Inocentes, ingénuos, crédulos, cândidos, iludidos… é que não são, os muitos que partilharam da tonitruante afirmação de António Costa, inclusive ele próprio, declarando repugnante o discurso do ministro das Finanças holandês repelindo as eurobonds: “A Comissão Europeia devia investigar países como Espanha, que afirmam não ter margem orçamental para lidar com os efeitos da crise provocada pelo novo coronavírus, apesar de a zona euro estar a crescer há sete anos consecutivos”.
Não, não são. Nem, certamente, apenas descobriram agora essa “repugnância” por comportamentos e posições da União Europeia (UE). Mesmo quando os cobriram com um espesso manto de silêncio e nevoeiro, quando não de amorosa e respeitável e visível cumplicidade.
Porque as coisas não começaram agora, nem agora são apenas como quer António Costa e outros, a repetição das escabrosas declarações de anterior ministro das Finanças holandês. Porque o problema não é de ministros nem de ministros holandeses. É da própria União.
Porque repugnante foi o comportamento da UE perante a agressão e destruição da Jugoslávia, com a guerra no coração da Europa, sob o comando do imperialismo norte-americano, a participação de um Estado-membro, o Reino Unido, e a activa cumplicidade de outros como a Alemanha e a França.
Porque repugnante foi todo o comportamento da UE durante a crise das ditas “dívidas soberanas” – de facto crise da libertinagem financeira que tinham promovido – particularmente para com a Grécia, mas também para com Portugal, concretizando um Pacto de Agressão com o FMI e o BCE contra os legítimos e soberanos direitos e interesses dos seus povos.
Porque repugnante foi, e é, o seu comportamento para com milhares e milhares de refugiados às portas da Europa, fugindo da guerra e da fome nos seus países, decorrentes de conflitos militares animados e incentivados por alguns dos principais Estados-membros. E o que dizer nesta matéria do sórdido negócio com a Turquia?!
Disse também António Costa: “Se algum país da UE acha que resolve o problema deixando o vírus à solta nos outros países, não percebeu bem o que é a UE”. Engano, o holandês percebeu bem demais. Há muito tempo.

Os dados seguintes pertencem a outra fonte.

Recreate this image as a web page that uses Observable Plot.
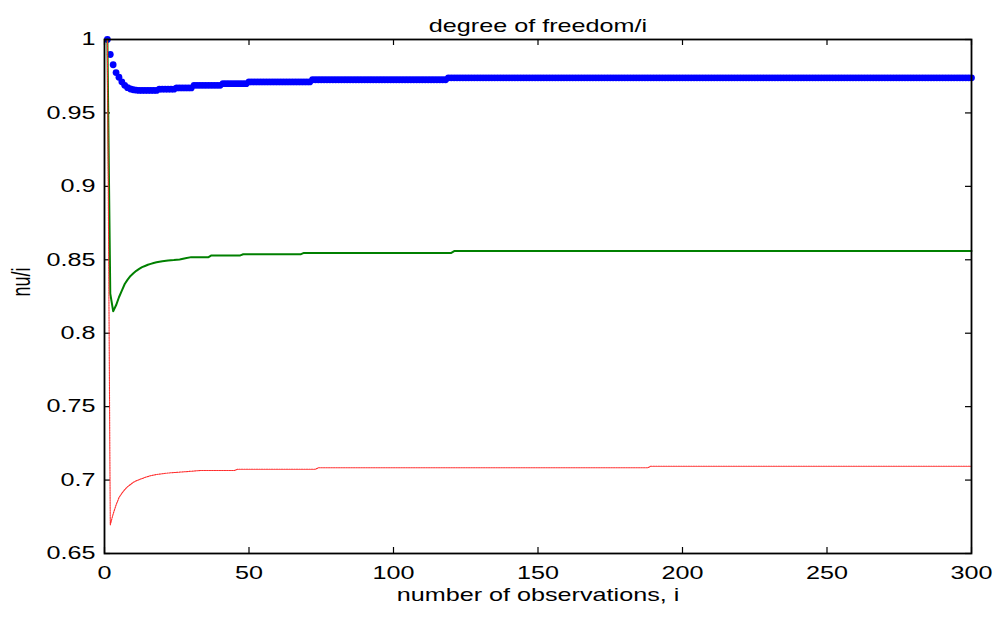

O que a UE não é, é o que o António Costa e outros costas nos andam a vender há tempo demais. A nós e a outros povos da Europa.
Uma UE para a solidariedade e entreajuda e convergência económica e social entre os Estados-membros, e um euro que era um pote de ouro lá onde o arco-íris toca a terra. Uma UE para a paz e a cooperação na Europa e no mundo. Nem agora nem no tempo dos celebrados pais fundadores. Nem em tempo algum.
Construção do grande capital europeu, sob o comando de algumas grandes potências, inspiração e bênção dos EUA, para o confronto com o mundo socialista que nascia e se desenvolvia no pós-guerra, a UE desnuda-se, desmascara-se sempre que as crises a atingem. A pandemia põe a nu e sublinha mais uma vez todas as imposturas de uma UE neoliberal, militarista e federalista. Sem disfarces, a UE assume a natureza da sua construção.
Não peçam aos chacais e às hienas que não chorem, nem aos lacraus que não piquem. É da sua natureza.
O autor escreve de acordo com a antiga ortografia.